Her husband is locked away in quarantine, and her child—and Camilla’s only grandchild—is dead. Darius, too.

That’s why Forest carries the torch through a narrow strait in the crowd. When he reaches the pyre, he tosses the torch into the kindling and backs away. By the time he reaches me, the pyre unleashes a hellish heat on all of us, a melancholic reprieve from the cold.

Even in death, Camilla provides.

It takes only a few seconds for the unmistakable smell of burning flesh to imbue the breeze, carrying embers of Camilla through the crowd.

Another night. Another body. In the grand scheme of things, the number of the dead is not large.

When the count started at a hundred and twenty-something, six bodies is a pandemic.

“How fragile life is,” I say, exhaling a cloud of warm breath that dissipates in the air between Forest and I. “She was here and then gone in the blink of an eye.”

Forest shakes his head, almost in disbelief. “Do you remember what she said to me the first time I saw her again?”

I search the corners of my mind, rolling my eyes to the beat of each memory. I settle on not remembering said conversation and shrug.

“She said something along the lines that her time was coming soon. That she wouldn’t be here much longer. It’s like she saw it coming.”

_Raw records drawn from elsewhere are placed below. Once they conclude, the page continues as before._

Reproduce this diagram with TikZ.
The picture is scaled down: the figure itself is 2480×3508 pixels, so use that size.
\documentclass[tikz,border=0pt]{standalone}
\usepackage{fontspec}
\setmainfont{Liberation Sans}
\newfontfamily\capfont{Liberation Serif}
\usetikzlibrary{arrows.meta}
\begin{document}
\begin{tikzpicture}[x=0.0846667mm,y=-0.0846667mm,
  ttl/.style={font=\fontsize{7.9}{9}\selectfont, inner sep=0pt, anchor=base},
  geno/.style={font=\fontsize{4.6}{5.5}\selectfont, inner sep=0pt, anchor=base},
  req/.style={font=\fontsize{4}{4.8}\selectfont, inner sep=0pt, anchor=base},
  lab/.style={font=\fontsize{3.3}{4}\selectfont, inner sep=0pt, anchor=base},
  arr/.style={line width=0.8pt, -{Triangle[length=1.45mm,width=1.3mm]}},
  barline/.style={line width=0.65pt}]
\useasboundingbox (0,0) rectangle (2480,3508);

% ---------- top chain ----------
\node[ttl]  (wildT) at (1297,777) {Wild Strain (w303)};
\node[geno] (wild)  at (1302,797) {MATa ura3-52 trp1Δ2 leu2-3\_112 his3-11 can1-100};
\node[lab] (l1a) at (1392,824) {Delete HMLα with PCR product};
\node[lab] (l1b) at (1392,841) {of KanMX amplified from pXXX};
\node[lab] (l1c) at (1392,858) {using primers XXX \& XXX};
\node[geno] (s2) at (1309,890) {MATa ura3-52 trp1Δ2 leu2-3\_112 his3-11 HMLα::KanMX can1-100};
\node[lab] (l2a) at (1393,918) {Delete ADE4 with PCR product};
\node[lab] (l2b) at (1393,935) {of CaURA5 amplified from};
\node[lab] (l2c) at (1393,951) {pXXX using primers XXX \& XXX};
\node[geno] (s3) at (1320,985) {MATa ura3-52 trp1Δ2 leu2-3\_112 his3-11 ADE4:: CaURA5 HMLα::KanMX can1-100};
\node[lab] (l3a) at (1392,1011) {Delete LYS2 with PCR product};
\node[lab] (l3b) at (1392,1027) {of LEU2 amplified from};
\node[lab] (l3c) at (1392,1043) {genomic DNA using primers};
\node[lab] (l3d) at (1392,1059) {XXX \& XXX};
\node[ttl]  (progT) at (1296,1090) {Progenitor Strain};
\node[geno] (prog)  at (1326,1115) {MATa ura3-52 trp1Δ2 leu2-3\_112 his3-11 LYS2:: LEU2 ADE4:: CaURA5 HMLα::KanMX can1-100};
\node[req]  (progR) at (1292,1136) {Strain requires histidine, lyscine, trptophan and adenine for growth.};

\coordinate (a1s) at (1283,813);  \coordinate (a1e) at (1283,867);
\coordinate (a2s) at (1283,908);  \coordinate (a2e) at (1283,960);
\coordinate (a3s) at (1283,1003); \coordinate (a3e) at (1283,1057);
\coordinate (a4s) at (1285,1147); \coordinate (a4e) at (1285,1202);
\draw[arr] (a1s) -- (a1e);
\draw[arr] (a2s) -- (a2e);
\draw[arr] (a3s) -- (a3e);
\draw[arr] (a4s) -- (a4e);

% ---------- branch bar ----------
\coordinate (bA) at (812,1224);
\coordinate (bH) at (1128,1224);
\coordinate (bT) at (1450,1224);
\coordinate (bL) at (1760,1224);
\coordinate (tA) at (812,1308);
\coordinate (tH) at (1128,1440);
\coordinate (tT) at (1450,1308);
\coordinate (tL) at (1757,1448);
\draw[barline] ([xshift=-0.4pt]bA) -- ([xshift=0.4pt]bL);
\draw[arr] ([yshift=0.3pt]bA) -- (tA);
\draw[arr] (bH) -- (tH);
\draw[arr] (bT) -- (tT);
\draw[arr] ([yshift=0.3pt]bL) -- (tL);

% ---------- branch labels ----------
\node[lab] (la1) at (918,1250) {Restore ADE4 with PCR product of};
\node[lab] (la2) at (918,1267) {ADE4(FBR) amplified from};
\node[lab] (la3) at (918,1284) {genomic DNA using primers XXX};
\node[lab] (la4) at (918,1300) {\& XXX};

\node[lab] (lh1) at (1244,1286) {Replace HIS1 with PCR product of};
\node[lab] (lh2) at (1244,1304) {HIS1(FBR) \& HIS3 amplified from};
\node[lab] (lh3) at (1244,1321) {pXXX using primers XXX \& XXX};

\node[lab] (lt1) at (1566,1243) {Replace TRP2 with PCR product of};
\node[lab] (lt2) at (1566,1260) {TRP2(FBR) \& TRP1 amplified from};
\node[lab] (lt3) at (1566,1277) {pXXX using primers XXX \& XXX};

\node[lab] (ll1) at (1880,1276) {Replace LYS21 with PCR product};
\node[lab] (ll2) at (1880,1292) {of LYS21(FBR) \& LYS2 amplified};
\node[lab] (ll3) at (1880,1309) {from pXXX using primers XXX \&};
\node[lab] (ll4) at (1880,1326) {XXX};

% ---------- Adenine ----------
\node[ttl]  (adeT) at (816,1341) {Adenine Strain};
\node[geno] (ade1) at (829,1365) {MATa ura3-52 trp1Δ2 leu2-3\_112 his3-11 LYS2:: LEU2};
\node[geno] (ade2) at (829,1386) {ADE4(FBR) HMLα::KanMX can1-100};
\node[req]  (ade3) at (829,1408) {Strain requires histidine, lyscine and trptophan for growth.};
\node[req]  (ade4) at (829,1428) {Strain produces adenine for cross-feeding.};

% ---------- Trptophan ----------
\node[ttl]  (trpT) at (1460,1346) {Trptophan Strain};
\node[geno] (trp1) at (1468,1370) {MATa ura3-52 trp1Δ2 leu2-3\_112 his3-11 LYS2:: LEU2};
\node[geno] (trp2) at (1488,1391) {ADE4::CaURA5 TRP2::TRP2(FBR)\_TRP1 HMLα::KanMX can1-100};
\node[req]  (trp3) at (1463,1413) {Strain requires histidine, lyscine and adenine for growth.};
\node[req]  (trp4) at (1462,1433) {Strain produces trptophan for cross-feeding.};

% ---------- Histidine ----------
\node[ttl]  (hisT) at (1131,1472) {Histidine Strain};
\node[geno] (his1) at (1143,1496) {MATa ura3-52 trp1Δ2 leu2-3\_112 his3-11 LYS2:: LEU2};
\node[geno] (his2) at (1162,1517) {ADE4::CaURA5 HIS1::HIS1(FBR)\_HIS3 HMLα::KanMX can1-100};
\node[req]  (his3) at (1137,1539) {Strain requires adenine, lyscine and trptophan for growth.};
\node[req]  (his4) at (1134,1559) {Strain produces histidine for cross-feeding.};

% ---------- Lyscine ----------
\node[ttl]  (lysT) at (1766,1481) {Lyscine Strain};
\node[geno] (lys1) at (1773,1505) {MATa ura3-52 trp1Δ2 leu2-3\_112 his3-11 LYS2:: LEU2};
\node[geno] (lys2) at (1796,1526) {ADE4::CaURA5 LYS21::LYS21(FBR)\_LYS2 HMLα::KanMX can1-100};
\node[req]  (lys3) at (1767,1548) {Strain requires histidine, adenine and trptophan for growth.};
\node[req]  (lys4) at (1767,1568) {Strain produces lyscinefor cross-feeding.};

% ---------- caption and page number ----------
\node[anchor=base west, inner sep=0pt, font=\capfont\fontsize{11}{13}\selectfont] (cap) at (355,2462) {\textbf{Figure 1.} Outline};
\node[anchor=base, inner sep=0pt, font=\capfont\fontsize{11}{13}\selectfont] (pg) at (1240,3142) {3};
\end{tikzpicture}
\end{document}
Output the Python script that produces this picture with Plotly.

“She was old. There’s nothing prophetic about an old person croaking.”

“You believe all sorts of fantastical stuff to be true. Yet, a woman who is famed for bringing someone back from the dead potentially sees a vision of her demise, and that’s where you draw the line?”

“What difference does it make? If she saw her death coming, she did an absolutely atrocious job of preparing us for what comes next.” I lower my hand to the small of his back and hold him there.

A gentle touch only he’ll ever know. “She taught me enough about the clearing rituals and I can make a few of her potions, but all that shit is in her head. She never wrote it down. What’s gone is lost.”

“It’s going to be a long fucking winter.” He dips his head over my shoulder. “No sign of Bash?”

“No.”

There’s quiet in the air. The village mourns, but other than the occasional wail from Zeva, that mourning is restrained.

Death, in itself, is not the worst thing in the world.

It’s a part of life. We’ll all experience it a hundred times before we truly experience it ourselves.

It’s easier knowing we return to our roots when we’re finished with this life.

“I’m leaving in the morning,” Forest whispers.

Soft guy no more. I jerk away from him and confront him face to face. “I’ve made it quite clear that’s not happening.”

His eyes peel upwards. “You have no power over me.”

I nod with an amused grin. “Would you like to test that theory?”

I’m very aware of the hierarchy here, and I choose to hold my oath to the Wilds to the best of my ability. Hell, I’m pretty much the ideal follower. I don’t ask questions ever. But I’m not letting Forest out of my sight when the tether that keeps him here is so fragile and new.

“You’re coming with me,” he says.

I dig the heel of my boots into the packed snow. “I will not.”